ISO 14001は、環境のマネジメントシステムに関する規格です。

組織を取り巻く環境(地域住民・利害関係者・水・空気・緑地など)に対して組織が与えている影響を明確にし、悪い影響がある場合はそれを解決するためのシステムを定めたものです。

 

これらマネジメントシステムに関する規格は、それぞれの目的を果たすために課題を掲げて取り組むものです。

 

これまで営利目的を優先してきた時代から、社会貢献、環境貢献が求められるようになり、それらが顧客との取引条件や消費者の購買判断基準にまで及ぶようになったことが背景にあります。

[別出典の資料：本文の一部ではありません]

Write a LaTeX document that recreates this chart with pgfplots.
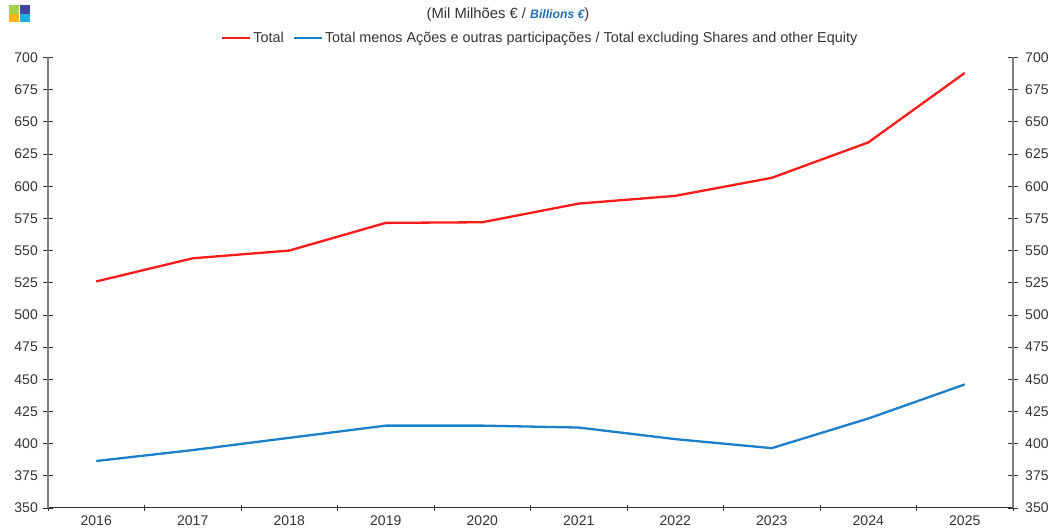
\documentclass[border=0pt]{standalone}
\usepackage{pgfplots}
\pgfplotsset{compat=1.18}
\usepackage{fontspec}
\setmainfont{Liberation Sans}
\definecolor{txt}{HTML}{333333}
\definecolor{axgrey}{HTML}{808080}
\definecolor{redl}{HTML}{FF1A1A}
\definecolor{bluel}{HTML}{1B7FCC}
\definecolor{bil}{HTML}{1F6FB5}
\definecolor{logoa}{HTML}{A4D04A}
\definecolor{logob}{HTML}{3F48A0}
\definecolor{logoc}{HTML}{FDB515}
\definecolor{logod}{HTML}{1FADE4}
\pgfplotsset{
  common/.style={
    scale only axis, width=965bp, height=450.5bp,
    at={(48bp,20bp)}, anchor=south west,
    xmin=-0.5, xmax=9.5, ymin=350, ymax=700,
    ytick={350,375,...,700},
    /pgf/number format/assume math mode=true,
    /pgf/number format/1000 sep={},
    tick label style={font=\fontsize{14bp}{15bp}\selectfont, text=txt},
    tick align=center,
    major tick length=10bp,
    every tick/.style={color=txt, line width=0.8bp},
    yticklabel style={inner sep=0pt},
    separate axis lines,
  }
}
\begin{document}
\begin{tikzpicture}[x=1bp,y=1bp]
\useasboundingbox (0,0) rectangle (1051,528);
% logo
\fill[logoa] (9,514) rectangle (18.5,523);
\fill[logob] (19.5,514) rectangle (30,523);
\fill[logoc] (9,505.5) rectangle (18.5,513.5);
\fill[logod] (19.5,505.5) rectangle (30,513.5);
\node[font=\fontsize{14.8bp}{16bp}\selectfont, text=txt, anchor=center] at (508,513)
  {(Mil Milhões € / {\color{bil}\bfseries\itshape\fontsize{12.2bp}{16bp}\selectfont Billions €})};
\begin{axis}[common,
  axis x line*=bottom, axis y line*=left,
  xtick={0,...,9},
  xticklabels={2016,2017,2018,2019,2020,2021,2022,2023,2024,2025},
  minor xtick={-0.5,0.5,1.5,2.5,3.5,4.5,5.5,6.5,7.5,8.5,9.5},
  x tick style={draw=none},
  minor x tick style={draw=txt, line width=0.8bp},
  minor tick length=6bp,
  xticklabel style={yshift=1bp},
  ytick pos=left,
  y axis line style={draw=axgrey, line width=1.3bp, -},
  x axis line style={draw=txt, line width=1bp, -},
  yticklabel style={xshift=-5bp},
  legend columns=2,
  legend style={draw=none, fill=none, at={(173bp,470bp)}, anchor=west, inner sep=0pt, outer sep=0pt,
     font=\fontsize{14.4bp}{16bp}\selectfont, text=txt,
     /tikz/every even column/.style={column sep=7bp},
     nodes={inner xsep=2bp}},
  legend cell align=left,
  legend image code/.code={\draw[#1, line width=2.3bp] (0bp,0bp) -- (28bp,0bp);},
]
\addplot[redl, line width=2.3bp] coordinates {(0,526)(1,544)(2,550)(3,571.5)(4,572)(5,586.5)(6,592.5)(7,606.5)(8,634)(9,688)};
\addlegendentry{Total}
\addplot[bluel, line width=2.3bp] coordinates {(0,386.5)(1,395)(2,404.5)(3,414)(4,414)(5,412.5)(6,403.5)(7,396.5)(8,419.5)(9,446)};
\addlegendentry{Total menos Ações e outras participações / Total excluding Shares and other Equity}
\end{axis}
\begin{axis}[common,
  axis x line=none, axis y line*=right,
  xtick=\empty,
  y axis line style={draw=axgrey, line width=1.3bp, -},
  yticklabel style={xshift=7bp},
]
\addplot[draw=none] coordinates {(0,350)(9,700)};
\end{axis}
\end{tikzpicture}
\end{document}
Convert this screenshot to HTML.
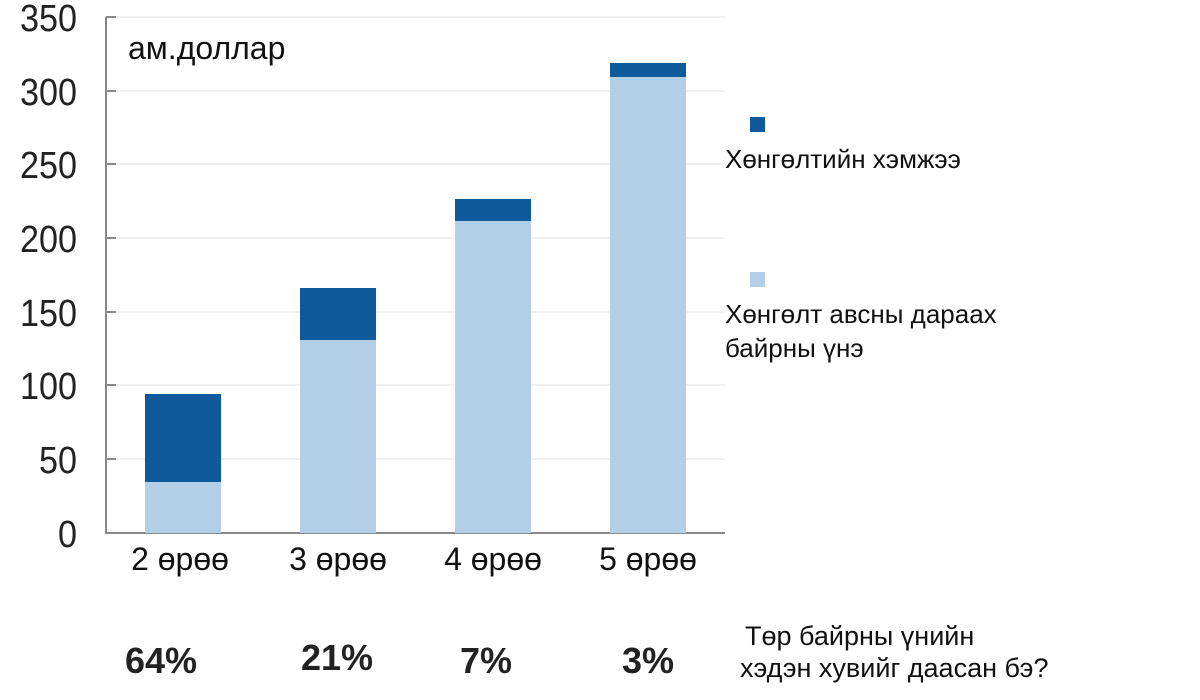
<!DOCTYPE html>
<html><head><meta charset="utf-8"><style>
html,body{margin:0;padding:0;background:#fff;}
svg text{font-family:"Liberation Sans",Arial,sans-serif;}
</style></head><body>
<svg width="1200" height="695" viewBox="0 0 1200 695" xmlns="http://www.w3.org/2000/svg">
<g stroke="#ececec" stroke-width="1.5">
<line x1="106" y1="17" x2="725" y2="17"/>
<line x1="106" y1="91" x2="725" y2="91"/>
<line x1="106" y1="164" x2="725" y2="164"/>
<line x1="106" y1="238" x2="725" y2="238"/>
<line x1="106" y1="312" x2="725" y2="312"/>
<line x1="106" y1="385" x2="725" y2="385"/>
<line x1="106" y1="459" x2="725" y2="459"/>
</g>
<g stroke="#888" stroke-width="2">
<line x1="106" y1="17" x2="106" y2="533"/>
<line x1="105" y1="533" x2="725" y2="533"/>
<line x1="106" y1="17" x2="116" y2="17"/>
<line x1="106" y1="91" x2="116" y2="91"/>
<line x1="106" y1="164" x2="116" y2="164"/>
<line x1="106" y1="238" x2="116" y2="238"/>
<line x1="106" y1="312" x2="116" y2="312"/>
<line x1="106" y1="385" x2="116" y2="385"/>
<line x1="106" y1="459" x2="116" y2="459"/>
</g>
<g font-size="38" fill="#222" lengthAdjust="spacingAndGlyphs">
<text x="20" y="31" textLength="57" lengthAdjust="spacingAndGlyphs">350</text>
<text x="20" y="105" textLength="57" lengthAdjust="spacingAndGlyphs">300</text>
<text x="20" y="178" textLength="57" lengthAdjust="spacingAndGlyphs">250</text>
<text x="20" y="252" textLength="57" lengthAdjust="spacingAndGlyphs">200</text>
<text x="20" y="326" textLength="57" lengthAdjust="spacingAndGlyphs">150</text>
<text x="20" y="399" textLength="57" lengthAdjust="spacingAndGlyphs">100</text>
<text x="39" y="473" textLength="38" lengthAdjust="spacingAndGlyphs">50</text>
<text x="58" y="547" textLength="19" lengthAdjust="spacingAndGlyphs">0</text>
</g>
<text x="128" y="59" font-size="32" fill="#111">ам.доллар</text>
<g fill="#b3cfe8">
<rect x="145" y="482" width="76" height="51"/>
<rect x="300" y="340" width="76" height="193"/>
<rect x="455" y="221" width="76" height="312"/>
<rect x="610" y="77" width="76" height="456"/>
</g>
<g fill="#0f5a9a">
<rect x="145" y="394" width="76" height="88"/>
<rect x="300" y="288" width="76" height="52"/>
<rect x="455" y="199" width="76" height="22"/>
<rect x="610" y="63" width="76" height="14"/>
</g>
<g font-size="32" fill="#111" text-anchor="middle">
<text x="180" y="570">2 өрөө</text>
<text x="338" y="570">3 өрөө</text>
<text x="493" y="570">4 өрөө</text>
<text x="648" y="570">5 өрөө</text>
</g>
<g font-size="36" font-weight="bold" fill="#222" text-anchor="middle">
<text x="161" y="673">64%</text>
<text x="337" y="670">21%</text>
<text x="486" y="673">7%</text>
<text x="648" y="673">3%</text>
</g>
<rect x="750" y="117" width="15" height="15" fill="#0f5a9a"/>
<text x="725" y="168" font-size="26" fill="#111">Хөнгөлтийн хэмжээ</text>
<rect x="750" y="272" width="15" height="15" fill="#b3cfe8"/>
<text x="725" y="323" font-size="26" fill="#111">Хөнгөлт авсны дараах</text>
<text x="725" y="357" font-size="26" fill="#111">байрны үнэ</text>
<text x="745" y="645" font-size="27" fill="#111">Төр байрны үнийн</text>
<text x="740" y="677" font-size="27" fill="#111">хэдэн хувийг даасан бэ?</text>
</svg>
</body></html>
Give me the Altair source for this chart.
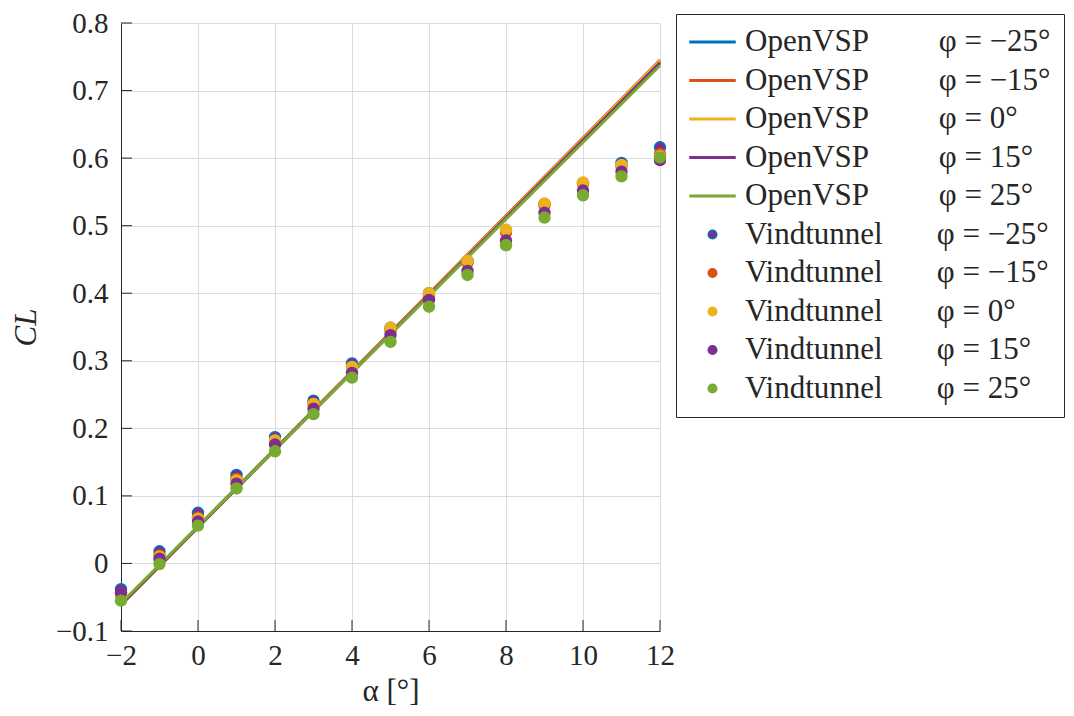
import altair as alt
import pandas as pd

# ---------------- data ----------------
alpha = [-2, -1, 0, 1, 2, 3, 4, 5, 6, 7, 8, 9, 10, 11, 12]
phi = ["−25", "−15", "0", "15", "25"]

line_colors = ["#0072BD", "#D95319", "#EDB120", "#7E2F8E", "#77AC30"]
pt_face = ["#7E2F8E", "#D95319", "#EDB120", "#7E2F8E", "#77AC30"]
pt_edge = ["#0072BD", "#D95319", "#EDB120", "#7E2F8E", "#77AC30"]

# OpenVSP (straight lines, endpoints)
line_alpha = [-2, 12]
vsp_m25 = [-0.060, 0.743]
vsp_m15 = [-0.061, 0.745]
vsp_0 = [-0.062, 0.744]
vsp_15 = [-0.061, 0.741]
vsp_25 = [-0.059, 0.737]

# Vindtunnel (wind tunnel measurements)
wt_m25 = [-0.038, 0.018, 0.075, 0.131, 0.187, 0.241, 0.296, 0.349, 0.400, 0.448, 0.493, 0.532, 0.563, 0.593, 0.616]
wt_m15 = [-0.045, 0.012, 0.068, 0.125, 0.182, 0.236, 0.291, 0.345, 0.396, 0.445, 0.490, 0.530, 0.562, 0.588, 0.606]
wt_0 = [-0.047, 0.010, 0.066, 0.123, 0.182, 0.236, 0.291, 0.349, 0.400, 0.448, 0.494, 0.533, 0.564, 0.590, 0.603]
wt_15 = [-0.043, 0.007, 0.062, 0.118, 0.176, 0.229, 0.282, 0.338, 0.390, 0.433, 0.478, 0.519, 0.552, 0.580, 0.597]
wt_25 = [-0.055, -0.001, 0.056, 0.111, 0.166, 0.221, 0.275, 0.328, 0.380, 0.427, 0.471, 0.512, 0.545, 0.573, 0.601]

xticks = [-2, 0, 2, 4, 6, 8, 10, 12]
yticks = [-0.1, 0.0, 0.1, 0.2, 0.3, 0.4, 0.5, 0.6, 0.7, 0.8]

NB = "\u00a0"
line_keys = ["OpenVSP" + NB * 9 + "φ" + NB + "=" + NB + p + "°" for p in phi]
pt_keys = ["Vindtunnel" + NB * 7 + "φ" + NB + "=" + NB + p + "°" for p in phi]
all_keys = line_keys + pt_keys

vsp_series = [vsp_m25, vsp_m15, vsp_0, vsp_15, vsp_25]
wt_series = [wt_m25, wt_m15, wt_0, wt_15, wt_25]

line_rows = []
for k, s in zip(line_keys, vsp_series):
    for a, v in zip(line_alpha, s):
        line_rows.append({"key": k, "alpha": a, "cl": v})
line_df = pd.DataFrame(line_rows)

pt_rows = []
for i, (k, s) in enumerate(zip(pt_keys, wt_series)):
    for a, v in zip(alpha, s):
        pt_rows.append({"key": k, "alpha": a, "cl": v, "order": i})
pt_df = pd.DataFrame(pt_rows)

ytick_df = pd.DataFrame({"v": yticks})
xtick_df = pd.DataFrame({"v": xticks})

# ---------------- styling ----------------
FONT = "Liberation Serif"
DARK = "#262626"
GRID = "#dcdcdc"

H = 0.036
LINE_PATH = f"M-1,-{H}L1,-{H}L1,{H}L-1,{H}Z"
R = 0.19
CIRCLE_PATH = f"M{R},0A{R},{R},0,1,1,-{R},0A{R},{R},0,1,1,{R},0Z"

x_scale = alt.Scale(domain=[-2, 12], nice=False, zero=False)
y_scale = alt.Scale(domain=[-0.1, 0.8], nice=False, zero=False)

x_axis = alt.Axis(
    values=xticks, title="α [°]", grid=True, gridColor=GRID, gridWidth=1,
    ticks=False, tickSize=0, domainColor=DARK, domainWidth=1,
    labelFont=FONT, labelFontSize=29, labelColor=DARK, labelPadding=10,
    labelFlush=False, labelOverlap=False,
    titleFont=FONT, titleFontSize=31, titleColor=DARK, titleFontWeight="normal",
    titleY=60, titleBaseline="middle",
)
y_axis = alt.Axis(
    values=yticks, title="CL", grid=True, gridColor=GRID, gridWidth=1,
    ticks=False, tickSize=0, domainColor=DARK, domainWidth=1,
    labelFont=FONT, labelFontSize=29, labelColor=DARK, labelPadding=13,
    labelFlush=False, labelOverlap=False,
    labelExpr="abs(datum.value) < 1e-9 ? '0' : format(datum.value, '.1f')",
    titleFont=FONT, titleFontSize=31, titleColor=DARK, titleFontWeight="normal",
    titleFontStyle="italic", titleX=-95, titleY=304, titleBaseline="middle",
    titleAngle=270,
)

X = alt.X("alpha:Q", scale=x_scale, axis=x_axis)
Y = alt.Y("cl:Q", scale=y_scale, axis=y_axis)

legend = alt.Legend(
    title=None, orient="none", legendX=555, legendY=-9,
    fillColor="white", strokeColor=DARK, padding=13, cornerRadius=0,
    labelFont=FONT, labelFontSize=31, labelColor=DARK, labelLimit=500,
    labelOffset=9, symbolSize=2025, symbolStrokeWidth=1.5, symbolOpacity=1,
    clipHeight=30, rowPadding=7.5,
)

lines = alt.Chart(line_df).mark_line(strokeWidth=3).encode(
    x=X, y=Y,
    color=alt.Color("key:N", scale=alt.Scale(domain=line_keys, range=line_colors), legend=None),
)

points = alt.Chart(pt_df).mark_point(filled=True, size=3300, opacity=1, strokeWidth=1.5).encode(
    x=X, y=Y,
    fill=alt.Fill("key:N", scale=alt.Scale(domain=all_keys, range=line_colors + pt_face), legend=legend),
    stroke=alt.Stroke("key:N", scale=alt.Scale(domain=all_keys, range=line_colors + pt_edge), legend=legend),
    shape=alt.Shape("key:N", scale=alt.Scale(domain=all_keys, range=[LINE_PATH] * 5 + [CIRCLE_PATH] * 5), legend=legend),
    order=alt.Order("order:Q"),
)

ytick_marks = alt.Chart(ytick_df).mark_rule(color=DARK, strokeWidth=1).encode(
    y=alt.Y("v:Q", scale=y_scale), x=alt.value(0), x2=alt.value(11),
)
xtick_marks = alt.Chart(xtick_df).mark_rule(color=DARK, strokeWidth=1).encode(
    x=alt.X("v:Q", scale=x_scale), y=alt.value(608), y2=alt.value(597),
)

chart = alt.layer(lines, ytick_marks, xtick_marks, points).resolve_scale(
    color="independent", fill="independent", stroke="independent", shape="independent"
).properties(
    width=539, height=608,
    padding={"left": 113, "top": 15, "right": 406, "bottom": 77},
    autosize=alt.AutoSizeParams(type="none"),
).configure_view(strokeWidth=0)

chart.save("out.html", embed_options={"renderer": "svg", "actions": False})
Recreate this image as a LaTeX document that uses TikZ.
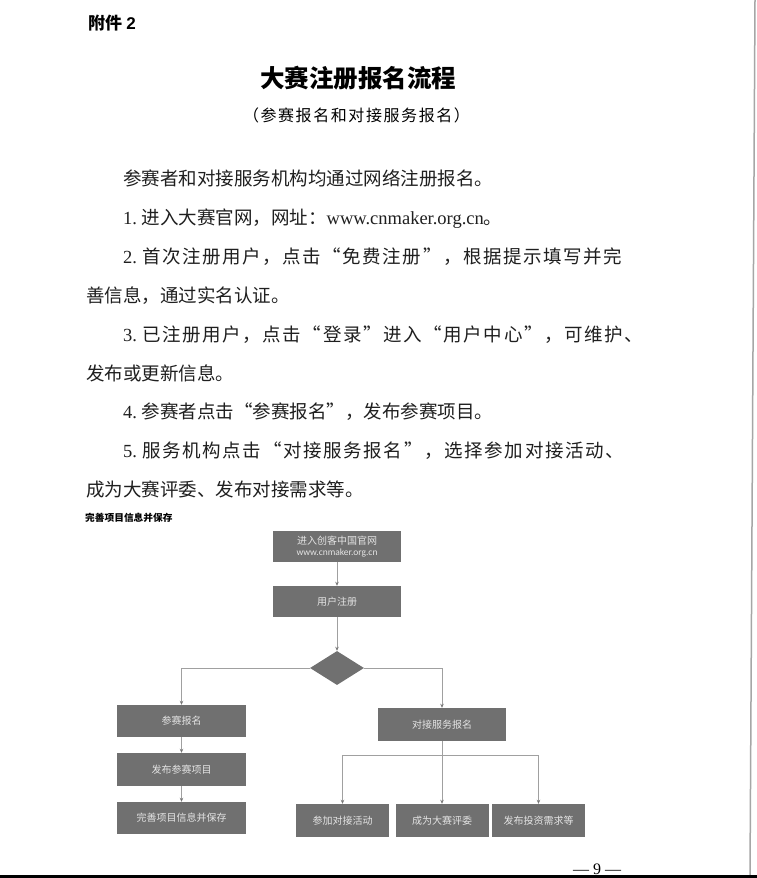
\documentclass[tikz,border=0pt]{standalone}
\usepackage{fontspec}
\setmainfont{Liberation Serif}
\newfontfamily\cjk{Noto Sans CJK SC}
\newfontfamily\carl{Carlito}
\newfontfamily\lsans{Liberation Sans}
\usetikzlibrary{shapes.geometric,arrows.meta}
\newcommand\zh[1]{{\cjk #1}}
\makeatletter
\newcommand\spreadchars[1]{\let\sp@first\@empty\@tfor\sp@c:=#1\do{\ifx\sp@first\relax\hskip0pt plus 1fil\fi\let\sp@first\relax\sp@c}}
\makeatother
\newcommand\zhs[1]{{\cjk\spreadchars{#1}}}
\definecolor{boxgray}{RGB}{112,112,112}
\definecolor{boxtext}{RGB}{228,228,228}
\definecolor{linegray}{RGB}{160,160,160}
\definecolor{tipgray}{RGB}{120,120,120}
\tikzset{
  body/.style={anchor=base west, inner sep=0pt, font=\fontsize{18.5}{20}\selectfont, text=black!88},
  fbox/.style={rectangle, fill=boxgray, text=boxtext, inner sep=0pt, align=center,
    font=\cjk\fontsize{10}{12}\selectfont},
  conn/.style={draw=linegray, line width=0.7pt, -{Stealth[length=4pt,width=3.5pt,color=tipgray]}},
  plain/.style={draw=linegray, line width=0.7pt}
}
\begin{document}
\begin{tikzpicture}[x=1pt,y=-1pt]
\useasboundingbox (0,0) rectangle (757,878);
\fill[white] (0,0) rectangle (757,878);
% page edges
\draw[gray!70, line width=1.5pt] (755,0) -- (750,875);
\fill[black] (0,875) rectangle (757,878);

% header
\node[anchor=base west, inner sep=0pt, font=\fontsize{17}{18}\selectfont\bfseries] (att) at (88,29.5) {\zh{附件} {\lsans 2}};
\node[anchor=base, inner sep=0pt, font=\fontsize{24.5}{26}\selectfont] (title) at (358,87.3) {\zh{\bfseries 大赛注册报名流程}};
\node[anchor=base, inner sep=0pt, font=\fontsize{16}{18}\selectfont] (sub) at (356.5,121.5) {\makebox[227pt][s]{\zhs{（参赛报名和对接服务报名）}}};

% body text
\node[body] (t0) at (123,185) {\zh{参赛者和对接服务机构均通过网络注册报名。}};
\node[body] (t1) at (123,224) {1.\ \zh{进入大赛官网，网址：}www.cnmaker.org.cn\zh{。}};
\node[body] (t2) at (123,263) {\makebox[499pt][s]{2.\hspace{5pt}\zhs{首次注册用户，点击“免费注册”，根据提示填写并完}}};
\node[body] (t3) at (86,302) {\zh{善信息，通过实名认证。}};
\node[body] (t4) at (123,341) {\makebox[520pt][s]{3.\hspace{5pt}\zhs{已注册用户，点击“登录”进入“用户中心”，可维护、}}};
\node[body] (t5) at (86,380) {\zh{发布或更新信息。}};
\node[body] (t6) at (123,418) {4.\ \zh{参赛者点击“参赛报名”，发布参赛项目。}};
\node[body] (t7) at (123,457) {\makebox[501pt][s]{5.\hspace{5pt}\zhs{服务机构点击“对接服务报名”，选择参加对接活动、}}};
\node[body] (t8) at (86,496) {\zh{成为大赛评委、发布对接需求等。}};

\node[anchor=base west, inner sep=0pt, font=\fontsize{9.7}{11}\selectfont] (cap) at (85,521.7) {\zh{\bfseries 完善项目信息并保存}};

% flowchart
\node[fbox, minimum width=128pt, minimum height=31pt] (b1) at (337,546.5)
  {\zh{进入创客中国官网}\\[-1pt]{\carl\fontsize{9.5}{11}\selectfont www.cnmaker.org.cn}};
\node[fbox, minimum width=128pt, minimum height=31pt] (b2) at (337,601.5) {用户注册};
\node[diamond, fill=boxgray, inner sep=0pt, minimum width=54pt, minimum height=34pt, aspect=1.6] (dia) at (337,668) {};

\node[fbox, minimum width=129pt, minimum height=32pt] (s1) at (181.5,721) {参赛报名};
\node[fbox, minimum width=129pt, minimum height=33pt] (s2) at (181.5,769.5) {发布参赛项目};
\node[fbox, minimum width=129pt, minimum height=32pt] (s3) at (181.5,818) {完善项目信息并保存};

\node[fbox, minimum width=128pt, minimum height=33pt] (d1) at (442,724.5) {对接服务报名};
\node[fbox, minimum width=93pt, minimum height=33pt] (c1) at (342.5,820.5) {参加对接活动};
\node[fbox, minimum width=93pt, minimum height=33pt] (c2) at (442,820.5) {成为大赛评委};
\node[fbox, minimum width=93pt, minimum height=33pt] (c3) at (538.5,820.5) {发布投资需求等};

\draw[conn] (b1) -- (b2);
\draw[conn] (b2) -- (dia);
\draw[conn] (dia.west) -| (s1.north);
\draw[conn] (dia.east) -| (d1.north);
\draw[conn] (s1) -- (s2);
\draw[conn] (s2) -- (s3);
\coordinate (bj) at (442,755);
\draw[conn] (d1.south) -- (c2.north);
\draw[conn] (bj) -| (c1.north);
\draw[conn] (bj) -| (c3.north);

% page number
\node[anchor=base, inner sep=0pt, font=\fontsize{16}{18}\selectfont] (pg) at (597,874) {— 9 —};
\end{tikzpicture}
\end{document}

実際、一部の公共事業や海外の経済協力プロジェクトの入札資格審査でも、ISOの認定が条件となることが多く、認定を受けた工場や事業所は、世界で 約13万に達し、国内でも約3,000に及 びます。

 

これは、ISO規格が、国際的な企業の社会的責任(CSR)や信頼性を標準化する重要な存在であることを示しています。

 

 

|ISO規格のマネジメントシステム

 

▲ベンカン・ベトナムは、ISO9001ならび14001を取得している

ISO規格のマネジメントシステムに関する規格の制定には、目的を遂行する上での障壁となるリスクの洗い出しと、改善に向けた管理が重要です。

マネジメントを推進する上での代表的な手法が、マネジメントサイクルとも言われるPDCAサイクルです。

 

PDCAとは、Plan(計画)、Do(行動)、Check(評価・検証)、Action(改善行動)の頭文字とったものです。

 

計画(P)は、仮説に基づいています。

行動(D)は、計画(P)を評価・検証(C)するために行われます。

正しい評価・検証(C)は、計画(P)に基づいた行動(D)によって成り立ちます。

そこから、質の高い改善行動(A)に結び付けることが可能です。

 

PDCAサイクルで最も大切なのは、改善し続けることにあります。

つまり、PDCAサイクルを回す度に、行動の質は高まり、成功へと近づくことになります。

そのため、元に戻るサイクルではなく、スパイラルアップすることからもPDCAスパイラルと表現されることがあります。

ISO規格のマネジメントシステムにおいても、認定を受けたから完了ではなく、定期的に更新審査が実施されます。

そこで、常にPDCAサイクルが回されているかが確認されます。